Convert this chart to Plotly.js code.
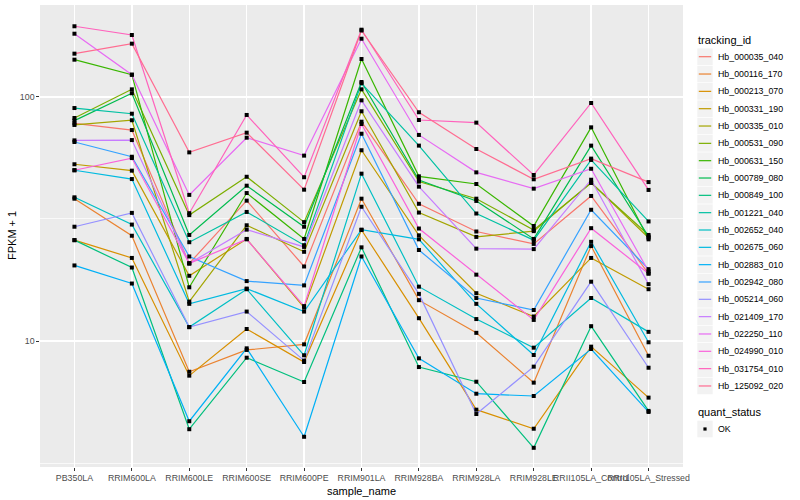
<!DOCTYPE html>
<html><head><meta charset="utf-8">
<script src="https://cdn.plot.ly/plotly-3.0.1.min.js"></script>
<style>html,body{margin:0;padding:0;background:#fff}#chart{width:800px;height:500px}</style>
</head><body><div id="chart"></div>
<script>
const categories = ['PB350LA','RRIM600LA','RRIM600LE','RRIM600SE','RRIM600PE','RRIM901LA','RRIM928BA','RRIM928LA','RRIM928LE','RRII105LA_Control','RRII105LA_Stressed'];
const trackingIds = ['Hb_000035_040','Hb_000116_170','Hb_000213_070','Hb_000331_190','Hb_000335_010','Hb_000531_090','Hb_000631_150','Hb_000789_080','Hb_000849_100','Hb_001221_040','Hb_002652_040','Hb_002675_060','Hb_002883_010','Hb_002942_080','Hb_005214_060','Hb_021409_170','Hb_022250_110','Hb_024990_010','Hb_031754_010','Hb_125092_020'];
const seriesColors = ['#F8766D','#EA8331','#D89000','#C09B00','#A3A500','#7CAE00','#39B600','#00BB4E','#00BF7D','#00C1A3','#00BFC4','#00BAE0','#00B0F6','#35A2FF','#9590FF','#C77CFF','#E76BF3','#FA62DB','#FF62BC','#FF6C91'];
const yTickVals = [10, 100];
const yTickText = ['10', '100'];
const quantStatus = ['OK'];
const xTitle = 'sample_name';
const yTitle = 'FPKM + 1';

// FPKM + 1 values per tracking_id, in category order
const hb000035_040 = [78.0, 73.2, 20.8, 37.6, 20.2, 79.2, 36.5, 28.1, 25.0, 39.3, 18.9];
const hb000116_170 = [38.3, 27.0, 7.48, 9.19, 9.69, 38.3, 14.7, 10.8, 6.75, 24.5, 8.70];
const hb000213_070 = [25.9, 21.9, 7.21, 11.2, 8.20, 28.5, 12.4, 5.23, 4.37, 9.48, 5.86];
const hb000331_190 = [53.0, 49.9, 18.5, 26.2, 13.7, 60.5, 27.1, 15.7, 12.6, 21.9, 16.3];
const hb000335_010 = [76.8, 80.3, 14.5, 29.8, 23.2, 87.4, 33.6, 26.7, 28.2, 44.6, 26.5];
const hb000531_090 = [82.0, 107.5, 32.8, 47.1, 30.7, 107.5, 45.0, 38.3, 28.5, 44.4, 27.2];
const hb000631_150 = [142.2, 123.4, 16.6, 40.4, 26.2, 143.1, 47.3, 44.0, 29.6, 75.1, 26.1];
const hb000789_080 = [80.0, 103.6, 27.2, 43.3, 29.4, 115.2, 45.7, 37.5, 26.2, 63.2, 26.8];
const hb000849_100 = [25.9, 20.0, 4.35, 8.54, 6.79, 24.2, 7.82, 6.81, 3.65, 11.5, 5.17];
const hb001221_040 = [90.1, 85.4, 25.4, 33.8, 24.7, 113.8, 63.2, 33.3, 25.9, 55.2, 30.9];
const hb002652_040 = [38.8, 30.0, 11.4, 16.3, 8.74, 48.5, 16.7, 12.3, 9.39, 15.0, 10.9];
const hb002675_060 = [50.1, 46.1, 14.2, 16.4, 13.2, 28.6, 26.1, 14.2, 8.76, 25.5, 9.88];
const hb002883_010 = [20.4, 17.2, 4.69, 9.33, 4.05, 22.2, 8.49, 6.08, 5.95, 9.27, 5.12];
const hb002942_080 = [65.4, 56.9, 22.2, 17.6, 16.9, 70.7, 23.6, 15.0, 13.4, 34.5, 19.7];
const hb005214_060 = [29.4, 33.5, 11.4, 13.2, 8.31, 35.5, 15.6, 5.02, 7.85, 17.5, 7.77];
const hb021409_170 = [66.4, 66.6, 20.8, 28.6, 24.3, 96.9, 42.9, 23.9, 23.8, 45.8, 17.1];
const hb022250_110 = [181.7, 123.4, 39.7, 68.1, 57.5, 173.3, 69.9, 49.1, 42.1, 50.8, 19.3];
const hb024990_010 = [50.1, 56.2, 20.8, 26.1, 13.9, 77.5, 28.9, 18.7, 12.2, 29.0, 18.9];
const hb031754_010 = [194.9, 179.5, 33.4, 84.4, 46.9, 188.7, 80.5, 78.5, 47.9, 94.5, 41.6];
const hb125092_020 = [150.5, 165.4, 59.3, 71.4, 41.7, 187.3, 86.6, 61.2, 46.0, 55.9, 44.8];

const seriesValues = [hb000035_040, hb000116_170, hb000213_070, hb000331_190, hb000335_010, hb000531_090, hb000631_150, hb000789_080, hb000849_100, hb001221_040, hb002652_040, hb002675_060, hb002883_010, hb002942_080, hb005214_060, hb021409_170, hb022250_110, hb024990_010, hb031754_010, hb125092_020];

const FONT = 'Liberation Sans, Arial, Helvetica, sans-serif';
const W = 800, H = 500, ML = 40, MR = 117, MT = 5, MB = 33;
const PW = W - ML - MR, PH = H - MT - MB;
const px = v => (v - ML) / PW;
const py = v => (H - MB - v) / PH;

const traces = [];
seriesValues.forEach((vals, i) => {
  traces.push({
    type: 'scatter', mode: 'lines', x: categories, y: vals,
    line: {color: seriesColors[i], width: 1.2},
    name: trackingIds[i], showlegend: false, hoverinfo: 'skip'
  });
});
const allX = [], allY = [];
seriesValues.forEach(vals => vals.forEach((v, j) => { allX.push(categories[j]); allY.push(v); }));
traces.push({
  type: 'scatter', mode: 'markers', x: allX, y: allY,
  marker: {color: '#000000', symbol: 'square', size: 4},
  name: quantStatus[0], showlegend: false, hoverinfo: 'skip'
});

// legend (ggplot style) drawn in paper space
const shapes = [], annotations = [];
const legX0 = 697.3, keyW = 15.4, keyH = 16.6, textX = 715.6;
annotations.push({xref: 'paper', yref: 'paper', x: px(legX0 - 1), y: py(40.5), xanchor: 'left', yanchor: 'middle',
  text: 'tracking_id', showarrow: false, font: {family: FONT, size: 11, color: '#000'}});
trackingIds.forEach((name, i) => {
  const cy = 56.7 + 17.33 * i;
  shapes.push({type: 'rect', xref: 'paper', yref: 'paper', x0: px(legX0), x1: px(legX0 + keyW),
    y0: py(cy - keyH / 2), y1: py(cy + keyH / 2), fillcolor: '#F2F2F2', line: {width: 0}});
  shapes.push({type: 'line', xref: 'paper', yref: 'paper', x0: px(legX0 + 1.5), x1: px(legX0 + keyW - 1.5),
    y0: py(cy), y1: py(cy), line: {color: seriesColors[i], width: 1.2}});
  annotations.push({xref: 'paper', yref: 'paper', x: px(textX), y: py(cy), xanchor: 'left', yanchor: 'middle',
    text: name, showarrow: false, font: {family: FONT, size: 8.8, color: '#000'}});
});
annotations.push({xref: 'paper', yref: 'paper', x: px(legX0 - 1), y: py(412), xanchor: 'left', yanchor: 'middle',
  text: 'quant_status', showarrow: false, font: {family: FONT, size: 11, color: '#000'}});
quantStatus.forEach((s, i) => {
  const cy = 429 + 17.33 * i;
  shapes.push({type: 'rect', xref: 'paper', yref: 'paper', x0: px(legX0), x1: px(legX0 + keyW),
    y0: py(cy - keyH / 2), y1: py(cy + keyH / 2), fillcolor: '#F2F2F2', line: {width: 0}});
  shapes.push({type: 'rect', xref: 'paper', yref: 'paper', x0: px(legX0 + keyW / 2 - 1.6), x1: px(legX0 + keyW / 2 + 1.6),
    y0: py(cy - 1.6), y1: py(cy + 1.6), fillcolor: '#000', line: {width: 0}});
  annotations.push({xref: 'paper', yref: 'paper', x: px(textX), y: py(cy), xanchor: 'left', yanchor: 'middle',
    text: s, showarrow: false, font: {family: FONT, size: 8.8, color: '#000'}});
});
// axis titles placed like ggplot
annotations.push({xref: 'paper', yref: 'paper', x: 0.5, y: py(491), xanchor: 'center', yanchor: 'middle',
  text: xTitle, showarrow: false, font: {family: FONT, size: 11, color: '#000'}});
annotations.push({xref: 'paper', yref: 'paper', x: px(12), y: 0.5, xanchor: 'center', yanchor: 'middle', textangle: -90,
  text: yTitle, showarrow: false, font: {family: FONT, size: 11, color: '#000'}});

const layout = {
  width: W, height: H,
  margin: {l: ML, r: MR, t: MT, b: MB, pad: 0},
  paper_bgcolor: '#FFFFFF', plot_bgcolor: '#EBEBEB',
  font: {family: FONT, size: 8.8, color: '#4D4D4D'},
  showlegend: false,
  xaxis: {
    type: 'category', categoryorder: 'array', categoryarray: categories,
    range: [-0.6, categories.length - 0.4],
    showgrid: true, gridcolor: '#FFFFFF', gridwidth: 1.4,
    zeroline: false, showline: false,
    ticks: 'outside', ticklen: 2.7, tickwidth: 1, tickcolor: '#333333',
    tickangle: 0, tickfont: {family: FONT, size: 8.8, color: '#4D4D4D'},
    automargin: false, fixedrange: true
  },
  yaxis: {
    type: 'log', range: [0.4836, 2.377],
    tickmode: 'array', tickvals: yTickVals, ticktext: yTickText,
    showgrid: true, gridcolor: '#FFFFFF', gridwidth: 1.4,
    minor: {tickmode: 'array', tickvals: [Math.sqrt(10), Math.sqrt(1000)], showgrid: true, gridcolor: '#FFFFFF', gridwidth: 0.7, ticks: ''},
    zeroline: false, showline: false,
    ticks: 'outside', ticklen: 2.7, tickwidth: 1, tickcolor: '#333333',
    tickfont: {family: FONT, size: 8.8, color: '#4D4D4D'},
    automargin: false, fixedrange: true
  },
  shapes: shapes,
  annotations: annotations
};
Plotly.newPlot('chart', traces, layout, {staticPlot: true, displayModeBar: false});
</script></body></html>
····················
* Challenge:
Starting at the top of the listing above, reproduce each line up to and including the one with "const yTitle = 'FPKM + 1';"; omit the pictures.

* Solved exercise:
Convert this chart to Plotly.js code.
<!DOCTYPE html>
<html><head><meta charset="utf-8">
<script src="https://cdn.plot.ly/plotly-3.0.1.min.js"></script>
<style>html,body{margin:0;padding:0;background:#fff}#chart{width:800px;height:500px}</style>
</head><body><div id="chart"></div>
<script>
const categories = ['PB350LA','RRIM600LA','RRIM600LE','RRIM600SE','RRIM600PE','RRIM901LA','RRIM928BA','RRIM928LA','RRIM928LE','RRII105LA_Control','RRII105LA_Stressed'];
const trackingIds = ['Hb_000035_040','Hb_000116_170','Hb_000213_070','Hb_000331_190','Hb_000335_010','Hb_000531_090','Hb_000631_150','Hb_000789_080','Hb_000849_100','Hb_001221_040','Hb_002652_040','Hb_002675_060','Hb_002883_010','Hb_002942_080','Hb_005214_060','Hb_021409_170','Hb_022250_110','Hb_024990_010','Hb_031754_010','Hb_125092_020'];
const seriesColors = ['#F8766D','#EA8331','#D89000','#C09B00','#A3A500','#7CAE00','#39B600','#00BB4E','#00BF7D','#00C1A3','#00BFC4','#00BAE0','#00B0F6','#35A2FF','#9590FF','#C77CFF','#E76BF3','#FA62DB','#FF62BC','#FF6C91'];
const yTickVals = [10, 100];
const yTickText = ['10', '100'];
const quantStatus = ['OK'];
const xTitle = 'sample_name';
const yTitle = 'FPKM + 1';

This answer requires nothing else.